A: Let us consider the multicritical point that you point out at $\gamma=0$ and $h=1$:
$$ \boxed{ H = - \sum_n \left( \frac{1}{2}\left[\sigma^x_n \sigma^x_{n+1} + \sigma^y_n \sigma^y_{n+1} \right] + \sigma^z_n \right) } \;. $$
Let us use the following two facts of Pauli matrices:
$$  \frac{1}{2}\left(\sigma^x_n \sigma^x_{n+1} + \sigma^y_n \sigma^y_{n+1} \right) = \sigma^+_n \sigma^-_{n+1}+\sigma^-_n \sigma^+_{n+1}  \quad \textrm{and} \quad \sigma^z_n = \sigma^+_n \sigma^-_n - \sigma^-_n \sigma^+_n = 1-2 \sigma^-_n \sigma^+_n.$$
Hence, by including an irrelevant global offset of the energy, and presuming periodic boundary conditions for simplicity, we can rewrite our Hamiltonian as:
$$H = -\sum_n \left( \sigma^+_n \sigma^-_{n+1}+\sigma^-_n \sigma^+_{n+1} -  \sigma^-_n \sigma^+_n - \sigma^-_{n+1} \sigma^+_{n+1} \right) = \sum_n \left( \sigma^-_n - \sigma^-_{n+1} \right)\left(\sigma^+_n - \sigma^+_{n+1} \right).$$
Magically, this gives us a frustration-free system. More precisely, if we define $\boxed{\Gamma_n := \sigma^+_n - \sigma^+_{n+1}}$, then we have
$$ \boxed{ H = \sum_n \Gamma_n^\dagger \Gamma_{n}^{\vphantom \dagger} } \;. $$
Note that written this way, the spectrum of $H$ is manifestly non-negative, since for any operator $A$, the combination $A^\dagger A$ has real and non-negative eigenvalues. This means that if there exists a state with zero energy, it must be the ground state. Having zero energy means the state must be annihilated by $\Gamma_n$ (for every $n$). One such state is clearly $|\psi\rangle := |\uparrow\rangle^{\otimes N}$, which is killed by the raising operator; moreover, it is easy to see that this is the only state with this property!

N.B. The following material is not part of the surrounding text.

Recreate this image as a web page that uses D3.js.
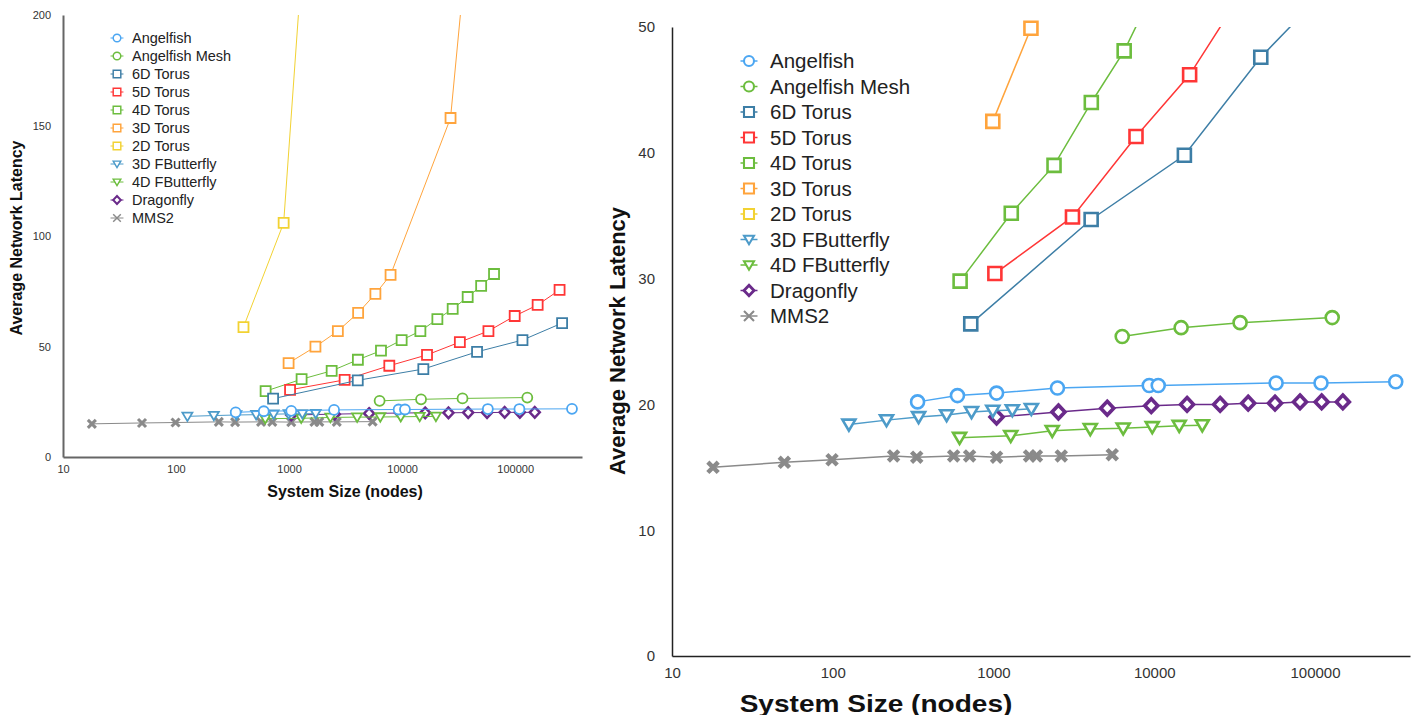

In conclusion, this proves that the ground state of the multicritical point is a product state, independent of system size. In particular, the entanglement entropy is zero for all system sizes, implying that your plot had some kind of coding error (maybe you accidentally took $h =1/2$ instead of $h=1$).
Fun fact: the above argument can be extended to show that the above product state is the ground state for all $h\geq 1$ (with $\gamma=0$).